- _Directions_: Repeat exactly the lines from the line with "What D3.js code" to the line with "const frameCorners = [[0,1],[0,0],[1,0],[1,1]];", including both, and leave out any pictures.

- _Supplied data_:
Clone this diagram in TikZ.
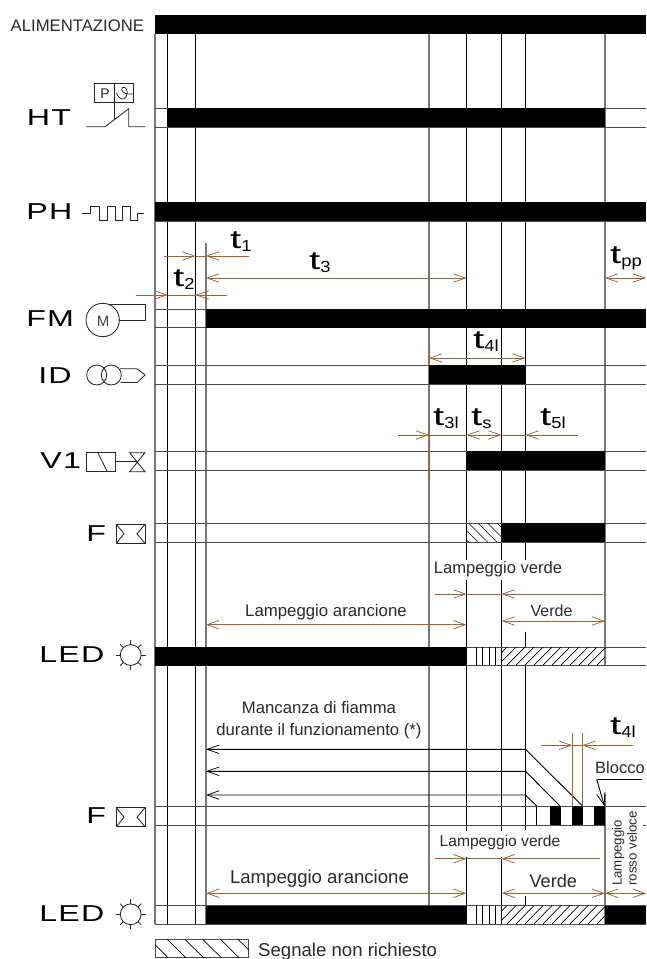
---
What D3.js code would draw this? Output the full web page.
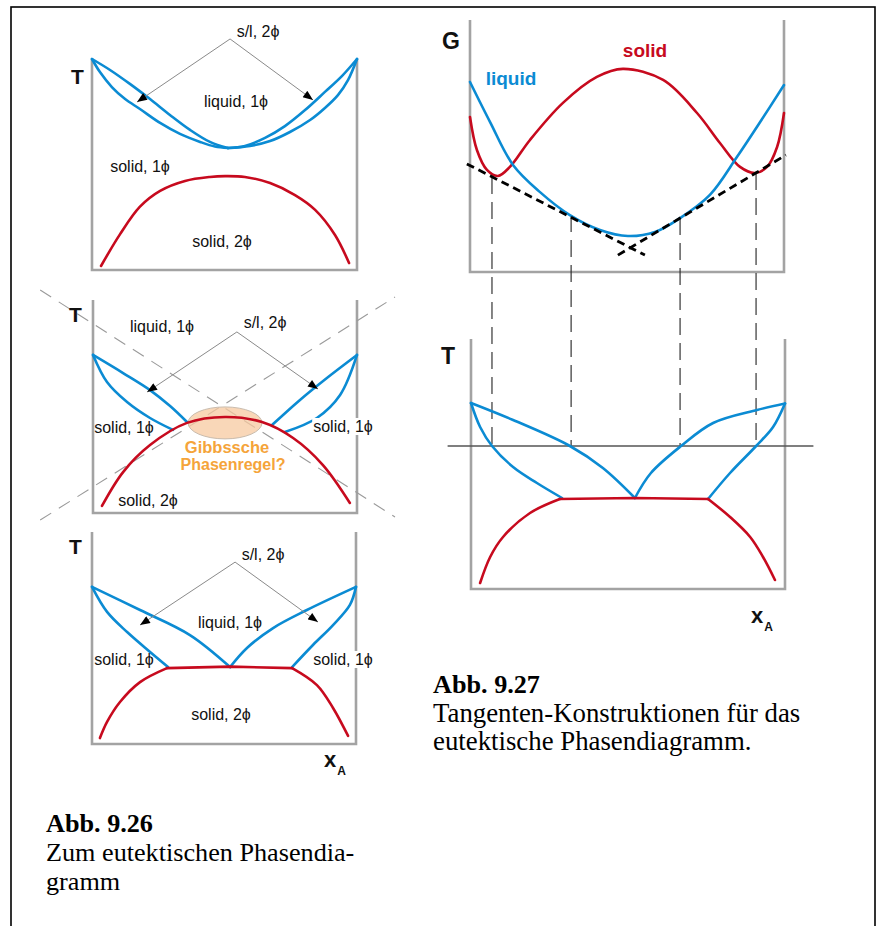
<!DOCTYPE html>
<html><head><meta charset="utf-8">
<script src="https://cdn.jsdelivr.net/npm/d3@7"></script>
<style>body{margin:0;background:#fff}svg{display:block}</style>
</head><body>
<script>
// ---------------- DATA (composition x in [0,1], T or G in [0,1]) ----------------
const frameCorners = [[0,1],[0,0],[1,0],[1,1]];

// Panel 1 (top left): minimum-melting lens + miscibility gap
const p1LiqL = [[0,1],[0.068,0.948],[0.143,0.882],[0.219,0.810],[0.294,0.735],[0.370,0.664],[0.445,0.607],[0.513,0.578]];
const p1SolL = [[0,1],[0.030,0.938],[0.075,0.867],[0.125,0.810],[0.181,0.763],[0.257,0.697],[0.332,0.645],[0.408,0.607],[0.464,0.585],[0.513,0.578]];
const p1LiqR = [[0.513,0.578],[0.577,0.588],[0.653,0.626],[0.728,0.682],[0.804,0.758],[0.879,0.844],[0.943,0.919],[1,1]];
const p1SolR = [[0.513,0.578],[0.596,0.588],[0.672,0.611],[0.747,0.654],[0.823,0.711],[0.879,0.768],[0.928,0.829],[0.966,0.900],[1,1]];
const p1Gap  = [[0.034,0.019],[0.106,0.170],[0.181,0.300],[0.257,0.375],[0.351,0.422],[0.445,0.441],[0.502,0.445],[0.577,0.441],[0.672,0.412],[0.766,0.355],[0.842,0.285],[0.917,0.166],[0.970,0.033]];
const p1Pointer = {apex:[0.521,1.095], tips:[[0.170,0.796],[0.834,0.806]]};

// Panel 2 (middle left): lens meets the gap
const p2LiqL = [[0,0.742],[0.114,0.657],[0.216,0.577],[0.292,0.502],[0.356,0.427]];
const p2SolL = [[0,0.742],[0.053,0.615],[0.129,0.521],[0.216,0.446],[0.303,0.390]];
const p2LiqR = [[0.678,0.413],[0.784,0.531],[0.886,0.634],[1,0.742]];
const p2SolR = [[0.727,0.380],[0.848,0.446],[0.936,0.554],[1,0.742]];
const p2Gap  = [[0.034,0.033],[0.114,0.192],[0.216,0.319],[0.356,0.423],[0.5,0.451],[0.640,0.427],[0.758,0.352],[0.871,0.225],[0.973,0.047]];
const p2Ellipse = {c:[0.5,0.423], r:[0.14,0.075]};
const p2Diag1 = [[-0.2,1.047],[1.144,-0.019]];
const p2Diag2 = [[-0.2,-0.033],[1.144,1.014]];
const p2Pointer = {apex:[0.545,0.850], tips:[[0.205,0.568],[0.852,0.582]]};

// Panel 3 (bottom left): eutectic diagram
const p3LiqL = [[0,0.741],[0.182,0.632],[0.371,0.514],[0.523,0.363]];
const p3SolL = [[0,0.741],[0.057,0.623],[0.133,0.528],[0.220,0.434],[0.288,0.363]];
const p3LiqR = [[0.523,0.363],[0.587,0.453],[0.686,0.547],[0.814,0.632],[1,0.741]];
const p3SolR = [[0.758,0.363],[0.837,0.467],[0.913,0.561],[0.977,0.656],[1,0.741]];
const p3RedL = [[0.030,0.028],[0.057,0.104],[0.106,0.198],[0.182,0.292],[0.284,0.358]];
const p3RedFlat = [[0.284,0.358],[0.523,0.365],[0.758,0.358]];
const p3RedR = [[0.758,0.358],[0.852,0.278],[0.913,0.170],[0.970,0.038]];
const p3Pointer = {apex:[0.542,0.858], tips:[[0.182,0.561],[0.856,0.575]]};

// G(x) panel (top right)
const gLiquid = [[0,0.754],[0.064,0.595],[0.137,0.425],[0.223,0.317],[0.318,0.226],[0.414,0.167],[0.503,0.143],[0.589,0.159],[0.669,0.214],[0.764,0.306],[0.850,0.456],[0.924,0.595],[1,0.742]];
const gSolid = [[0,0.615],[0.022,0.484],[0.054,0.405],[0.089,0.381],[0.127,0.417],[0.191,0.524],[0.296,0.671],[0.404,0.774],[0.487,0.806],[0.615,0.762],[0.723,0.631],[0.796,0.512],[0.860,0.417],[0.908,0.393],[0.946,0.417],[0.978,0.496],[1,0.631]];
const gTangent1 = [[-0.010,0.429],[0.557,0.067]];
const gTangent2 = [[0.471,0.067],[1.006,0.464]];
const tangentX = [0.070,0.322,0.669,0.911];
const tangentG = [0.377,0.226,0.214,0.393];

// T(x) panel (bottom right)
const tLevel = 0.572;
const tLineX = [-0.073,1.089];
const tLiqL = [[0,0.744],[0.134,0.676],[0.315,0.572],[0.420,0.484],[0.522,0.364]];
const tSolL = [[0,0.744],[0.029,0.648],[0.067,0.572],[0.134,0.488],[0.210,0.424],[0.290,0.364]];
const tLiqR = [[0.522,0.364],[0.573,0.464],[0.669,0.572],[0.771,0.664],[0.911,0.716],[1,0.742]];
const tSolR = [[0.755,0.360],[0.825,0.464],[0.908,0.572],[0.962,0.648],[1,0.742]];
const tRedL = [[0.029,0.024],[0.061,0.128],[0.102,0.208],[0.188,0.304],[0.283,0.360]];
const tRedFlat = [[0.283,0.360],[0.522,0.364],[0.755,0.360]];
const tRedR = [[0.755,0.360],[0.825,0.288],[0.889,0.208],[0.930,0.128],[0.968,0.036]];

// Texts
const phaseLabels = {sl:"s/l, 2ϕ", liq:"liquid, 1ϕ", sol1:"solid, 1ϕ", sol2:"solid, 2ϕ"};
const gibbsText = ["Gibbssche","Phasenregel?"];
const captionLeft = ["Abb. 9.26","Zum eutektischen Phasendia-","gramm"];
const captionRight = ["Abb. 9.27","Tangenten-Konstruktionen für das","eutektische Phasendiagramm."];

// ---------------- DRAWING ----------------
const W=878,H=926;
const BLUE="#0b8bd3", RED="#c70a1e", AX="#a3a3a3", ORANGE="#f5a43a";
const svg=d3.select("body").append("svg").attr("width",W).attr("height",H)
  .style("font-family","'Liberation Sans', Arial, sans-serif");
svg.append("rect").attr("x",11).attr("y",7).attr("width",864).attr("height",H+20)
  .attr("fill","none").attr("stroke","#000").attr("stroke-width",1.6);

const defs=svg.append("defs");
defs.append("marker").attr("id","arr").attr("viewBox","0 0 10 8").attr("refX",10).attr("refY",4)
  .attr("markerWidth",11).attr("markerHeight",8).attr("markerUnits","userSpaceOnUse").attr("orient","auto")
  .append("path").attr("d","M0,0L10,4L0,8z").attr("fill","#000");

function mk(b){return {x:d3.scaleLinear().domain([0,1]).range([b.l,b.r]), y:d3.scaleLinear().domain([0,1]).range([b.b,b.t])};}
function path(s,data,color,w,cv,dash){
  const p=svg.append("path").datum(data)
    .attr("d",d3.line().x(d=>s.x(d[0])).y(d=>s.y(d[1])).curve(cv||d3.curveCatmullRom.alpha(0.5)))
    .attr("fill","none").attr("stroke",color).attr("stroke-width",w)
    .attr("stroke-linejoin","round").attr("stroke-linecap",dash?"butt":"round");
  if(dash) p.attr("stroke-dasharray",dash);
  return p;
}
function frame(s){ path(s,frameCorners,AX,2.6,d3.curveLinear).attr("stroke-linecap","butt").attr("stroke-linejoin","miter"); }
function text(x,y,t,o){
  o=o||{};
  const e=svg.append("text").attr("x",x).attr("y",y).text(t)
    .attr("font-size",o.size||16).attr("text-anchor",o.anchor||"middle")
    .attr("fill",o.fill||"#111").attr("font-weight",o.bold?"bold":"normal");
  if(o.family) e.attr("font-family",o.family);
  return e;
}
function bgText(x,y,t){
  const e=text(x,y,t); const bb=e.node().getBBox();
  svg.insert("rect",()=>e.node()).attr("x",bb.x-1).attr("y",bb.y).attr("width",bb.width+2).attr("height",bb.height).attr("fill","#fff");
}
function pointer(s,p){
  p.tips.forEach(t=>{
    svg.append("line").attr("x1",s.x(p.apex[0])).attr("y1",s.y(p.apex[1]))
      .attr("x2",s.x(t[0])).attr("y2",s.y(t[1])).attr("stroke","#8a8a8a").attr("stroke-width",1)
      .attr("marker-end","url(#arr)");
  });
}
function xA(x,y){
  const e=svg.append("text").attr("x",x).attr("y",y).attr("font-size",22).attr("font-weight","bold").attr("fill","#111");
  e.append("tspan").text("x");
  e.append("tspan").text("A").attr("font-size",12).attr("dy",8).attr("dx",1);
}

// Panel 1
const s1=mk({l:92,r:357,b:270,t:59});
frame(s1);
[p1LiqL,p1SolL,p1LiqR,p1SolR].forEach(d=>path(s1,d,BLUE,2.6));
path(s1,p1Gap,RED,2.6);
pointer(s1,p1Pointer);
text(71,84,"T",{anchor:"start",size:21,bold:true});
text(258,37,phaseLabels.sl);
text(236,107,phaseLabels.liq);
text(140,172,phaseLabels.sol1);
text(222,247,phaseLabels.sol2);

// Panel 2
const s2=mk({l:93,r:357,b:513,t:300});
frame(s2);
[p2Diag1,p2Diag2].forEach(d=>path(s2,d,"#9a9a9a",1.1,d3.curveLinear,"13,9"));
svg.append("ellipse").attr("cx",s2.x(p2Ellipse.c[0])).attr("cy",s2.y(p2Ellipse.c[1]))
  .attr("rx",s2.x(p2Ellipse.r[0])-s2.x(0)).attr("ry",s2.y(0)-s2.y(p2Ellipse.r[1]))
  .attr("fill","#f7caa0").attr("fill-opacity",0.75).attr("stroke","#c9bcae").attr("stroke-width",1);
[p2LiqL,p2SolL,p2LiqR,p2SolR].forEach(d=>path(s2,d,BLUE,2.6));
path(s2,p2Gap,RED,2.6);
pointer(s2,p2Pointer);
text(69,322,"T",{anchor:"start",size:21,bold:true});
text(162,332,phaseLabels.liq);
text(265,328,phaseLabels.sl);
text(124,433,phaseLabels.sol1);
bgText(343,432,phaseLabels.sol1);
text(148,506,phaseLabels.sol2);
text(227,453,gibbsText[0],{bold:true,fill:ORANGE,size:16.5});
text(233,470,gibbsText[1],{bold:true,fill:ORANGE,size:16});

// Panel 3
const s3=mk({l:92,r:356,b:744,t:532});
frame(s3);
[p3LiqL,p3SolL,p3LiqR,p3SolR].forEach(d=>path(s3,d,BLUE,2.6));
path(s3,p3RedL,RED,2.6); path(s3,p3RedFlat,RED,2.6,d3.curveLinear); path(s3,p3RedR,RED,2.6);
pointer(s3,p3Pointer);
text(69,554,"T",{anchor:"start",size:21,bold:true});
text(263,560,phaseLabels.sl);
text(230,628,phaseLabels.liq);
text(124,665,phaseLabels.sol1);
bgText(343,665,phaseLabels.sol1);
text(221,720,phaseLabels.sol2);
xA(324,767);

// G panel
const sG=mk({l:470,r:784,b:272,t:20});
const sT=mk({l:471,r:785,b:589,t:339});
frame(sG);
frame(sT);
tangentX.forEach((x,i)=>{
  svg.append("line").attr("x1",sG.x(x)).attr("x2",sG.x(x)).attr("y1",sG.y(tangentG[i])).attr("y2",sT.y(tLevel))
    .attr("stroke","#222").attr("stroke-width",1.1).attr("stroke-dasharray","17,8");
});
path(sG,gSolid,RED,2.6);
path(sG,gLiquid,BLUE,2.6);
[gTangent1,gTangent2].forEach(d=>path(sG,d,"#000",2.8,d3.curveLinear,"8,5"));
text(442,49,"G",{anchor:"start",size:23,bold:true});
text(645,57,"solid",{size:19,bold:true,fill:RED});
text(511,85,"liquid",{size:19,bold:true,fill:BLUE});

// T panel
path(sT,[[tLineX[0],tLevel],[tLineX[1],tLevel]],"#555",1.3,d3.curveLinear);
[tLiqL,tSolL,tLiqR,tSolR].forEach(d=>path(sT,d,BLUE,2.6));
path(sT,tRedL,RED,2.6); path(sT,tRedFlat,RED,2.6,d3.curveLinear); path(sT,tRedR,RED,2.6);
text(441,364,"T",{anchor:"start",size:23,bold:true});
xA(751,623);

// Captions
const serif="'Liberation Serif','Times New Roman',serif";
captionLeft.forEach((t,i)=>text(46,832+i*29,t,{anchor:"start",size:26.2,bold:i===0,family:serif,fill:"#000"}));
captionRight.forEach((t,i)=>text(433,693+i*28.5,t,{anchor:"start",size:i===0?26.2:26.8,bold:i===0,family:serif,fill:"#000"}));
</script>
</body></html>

- _Worked answer_:
What D3.js code would draw this? Output the full web page.
<!DOCTYPE html>
<html><head><meta charset="utf-8">
<script src="https://cdn.jsdelivr.net/npm/d3@7"></script>
<style>body{margin:0;background:#fff}svg{display:block}</style>
</head><body>
<script>
// ---------------- DATA (composition x in [0,1], T or G in [0,1]) ----------------
const frameCorners = [[0,1],[0,0],[1,0],[1,1]];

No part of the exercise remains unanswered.